┌─ Dataset content
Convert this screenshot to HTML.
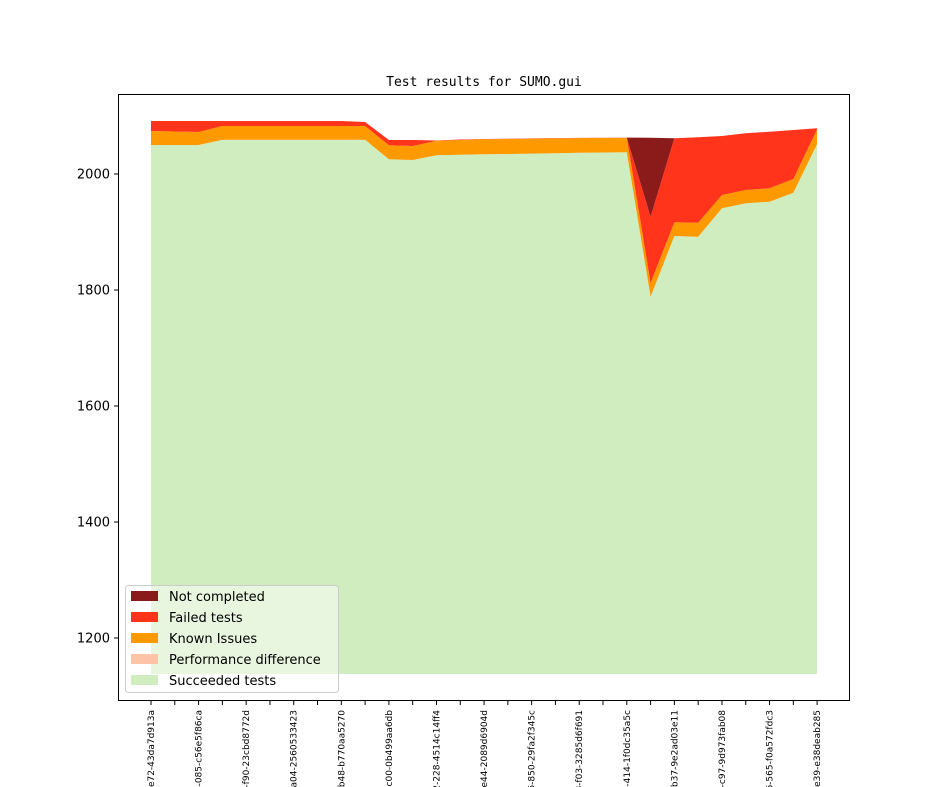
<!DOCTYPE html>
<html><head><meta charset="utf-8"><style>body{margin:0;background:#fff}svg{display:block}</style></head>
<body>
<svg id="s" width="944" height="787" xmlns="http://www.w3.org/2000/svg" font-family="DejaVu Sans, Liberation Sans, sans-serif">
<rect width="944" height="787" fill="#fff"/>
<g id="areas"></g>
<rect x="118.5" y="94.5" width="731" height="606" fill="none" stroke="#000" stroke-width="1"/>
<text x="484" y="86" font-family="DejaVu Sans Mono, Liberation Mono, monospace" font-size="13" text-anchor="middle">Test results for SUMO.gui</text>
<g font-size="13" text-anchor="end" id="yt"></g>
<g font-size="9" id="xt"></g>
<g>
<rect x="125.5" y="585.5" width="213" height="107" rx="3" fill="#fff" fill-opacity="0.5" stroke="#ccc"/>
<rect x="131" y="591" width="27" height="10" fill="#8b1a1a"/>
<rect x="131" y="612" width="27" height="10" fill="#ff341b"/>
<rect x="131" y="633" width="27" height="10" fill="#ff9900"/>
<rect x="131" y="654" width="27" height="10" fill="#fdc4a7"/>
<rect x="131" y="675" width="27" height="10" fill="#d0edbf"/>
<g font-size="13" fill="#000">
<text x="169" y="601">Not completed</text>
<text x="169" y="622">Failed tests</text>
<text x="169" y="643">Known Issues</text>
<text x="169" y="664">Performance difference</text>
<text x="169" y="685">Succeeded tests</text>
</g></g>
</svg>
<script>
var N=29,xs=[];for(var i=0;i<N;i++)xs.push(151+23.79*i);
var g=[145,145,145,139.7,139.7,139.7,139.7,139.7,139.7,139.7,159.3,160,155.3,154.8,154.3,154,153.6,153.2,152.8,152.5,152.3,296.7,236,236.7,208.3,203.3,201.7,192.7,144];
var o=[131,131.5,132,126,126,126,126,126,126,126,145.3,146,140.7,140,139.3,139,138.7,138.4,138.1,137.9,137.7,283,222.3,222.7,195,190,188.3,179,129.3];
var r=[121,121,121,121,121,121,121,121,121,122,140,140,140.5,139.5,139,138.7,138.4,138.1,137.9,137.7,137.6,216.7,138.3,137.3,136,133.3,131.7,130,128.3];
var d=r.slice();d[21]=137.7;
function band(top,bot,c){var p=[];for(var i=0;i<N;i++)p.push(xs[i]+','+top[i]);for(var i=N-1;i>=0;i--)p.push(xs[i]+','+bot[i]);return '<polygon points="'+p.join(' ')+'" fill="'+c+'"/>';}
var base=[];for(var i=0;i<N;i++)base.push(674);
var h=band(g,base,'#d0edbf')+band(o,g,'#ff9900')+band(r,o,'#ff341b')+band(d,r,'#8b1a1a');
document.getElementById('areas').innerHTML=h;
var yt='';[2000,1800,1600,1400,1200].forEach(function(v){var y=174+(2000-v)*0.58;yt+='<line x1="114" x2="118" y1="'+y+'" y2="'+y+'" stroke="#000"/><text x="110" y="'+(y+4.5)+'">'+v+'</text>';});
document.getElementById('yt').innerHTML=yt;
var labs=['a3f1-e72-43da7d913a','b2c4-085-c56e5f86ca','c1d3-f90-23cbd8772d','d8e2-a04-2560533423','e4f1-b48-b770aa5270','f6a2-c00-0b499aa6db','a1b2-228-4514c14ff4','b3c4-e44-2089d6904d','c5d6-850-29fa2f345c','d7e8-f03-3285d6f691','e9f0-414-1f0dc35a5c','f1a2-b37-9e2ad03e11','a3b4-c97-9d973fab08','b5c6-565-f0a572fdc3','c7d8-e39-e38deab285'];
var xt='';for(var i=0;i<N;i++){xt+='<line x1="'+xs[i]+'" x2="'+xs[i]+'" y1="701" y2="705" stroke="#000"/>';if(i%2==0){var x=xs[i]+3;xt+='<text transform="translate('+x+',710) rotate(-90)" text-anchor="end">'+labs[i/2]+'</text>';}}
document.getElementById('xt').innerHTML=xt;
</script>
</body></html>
└─
▶ **Task to carry out**
Go through the listing above and quote it exactly, apart from its images.

▶ **The result**
Convert this screenshot to HTML.
<!DOCTYPE html>
<html><head><meta charset="utf-8"><style>body{margin:0;background:#fff}svg{display:block}</style></head>
<body>
<svg id="s" width="944" height="787" xmlns="http://www.w3.org/2000/svg" font-family="DejaVu Sans, Liberation Sans, sans-serif">
<rect width="944" height="787" fill="#fff"/>
<g id="areas"></g>
<rect x="118.5" y="94.5" width="731" height="606" fill="none" stroke="#000" stroke-width="1"/>
<text x="484" y="86" font-family="DejaVu Sans Mono, Liberation Mono, monospace" font-size="13" text-anchor="middle">Test results for SUMO.gui</text>
<g font-size="13" text-anchor="end" id="yt"></g>
<g font-size="9" id="xt"></g>
<g>
<rect x="125.5" y="585.5" width="213" height="107" rx="3" fill="#fff" fill-opacity="0.5" stroke="#ccc"/>
<rect x="131" y="591" width="27" height="10" fill="#8b1a1a"/>
<rect x="131" y="612" width="27" height="10" fill="#ff341b"/>
<rect x="131" y="633" width="27" height="10" fill="#ff9900"/>
<rect x="131" y="654" width="27" height="10" fill="#fdc4a7"/>
<rect x="131" y="675" width="27" height="10" fill="#d0edbf"/>
<g font-size="13" fill="#000">
<text x="169" y="601">Not completed</text>
<text x="169" y="622">Failed tests</text>
<text x="169" y="643">Known Issues</text>
<text x="169" y="664">Performance difference</text>
<text x="169" y="685">Succeeded tests</text>
</g></g>
</svg>
<script>
var N=29,xs=[];for(var i=0;i<N;i++)xs.push(151+23.79*i);
var g=[145,145,145,139.7,139.7,139.7,139.7,139.7,139.7,139.7,159.3,160,155.3,154.8,154.3,154,153.6,153.2,152.8,152.5,152.3,296.7,236,236.7,208.3,203.3,201.7,192.7,144];
var o=[131,131.5,132,126,126,126,126,126,126,126,145.3,146,140.7,140,139.3,139,138.7,138.4,138.1,137.9,137.7,283,222.3,222.7,195,190,188.3,179,129.3];
var r=[121,121,121,121,121,121,121,121,121,122,140,140,140.5,139.5,139,138.7,138.4,138.1,137.9,137.7,137.6,216.7,138.3,137.3,136,133.3,131.7,130,128.3];
var d=r.slice();d[21]=137.7;
function band(top,bot,c){var p=[];for(var i=0;i<N;i++)p.push(xs[i]+','+top[i]);for(var i=N-1;i>=0;i--)p.push(xs[i]+','+bot[i]);return '<polygon points="'+p.join(' ')+'" fill="'+c+'"/>';}
var base=[];for(var i=0;i<N;i++)base.push(674);
var h=band(g,base,'#d0edbf')+band(o,g,'#ff9900')+band(r,o,'#ff341b')+band(d,r,'#8b1a1a');
document.getElementById('areas').innerHTML=h;
var yt='';[2000,1800,1600,1400,1200].forEach(function(v){var y=174+(2000-v)*0.58;yt+='<line x1="114" x2="118" y1="'+y+'" y2="'+y+'" stroke="#000"/><text x="110" y="'+(y+4.5)+'">'+v+'</text>';});
document.getElementById('yt').innerHTML=yt;
var labs=['a3f1-e72-43da7d913a','b2c4-085-c56e5f86ca','c1d3-f90-23cbd8772d','d8e2-a04-2560533423','e4f1-b48-b770aa5270','f6a2-c00-0b499aa6db','a1b2-228-4514c14ff4','b3c4-e44-2089d6904d','c5d6-850-29fa2f345c','d7e8-f03-3285d6f691','e9f0-414-1f0dc35a5c','f1a2-b37-9e2ad03e11','a3b4-c97-9d973fab08','b5c6-565-f0a572fdc3','c7d8-e39-e38deab285'];
var xt='';for(var i=0;i<N;i++){xt+='<line x1="'+xs[i]+'" x2="'+xs[i]+'" y1="701" y2="705" stroke="#000"/>';if(i%2==0){var x=xs[i]+3;xt+='<text transform="translate('+x+',710) rotate(-90)" text-anchor="end">'+labs[i/2]+'</text>';}}
document.getElementById('xt').innerHTML=xt;
</script>
</body></html>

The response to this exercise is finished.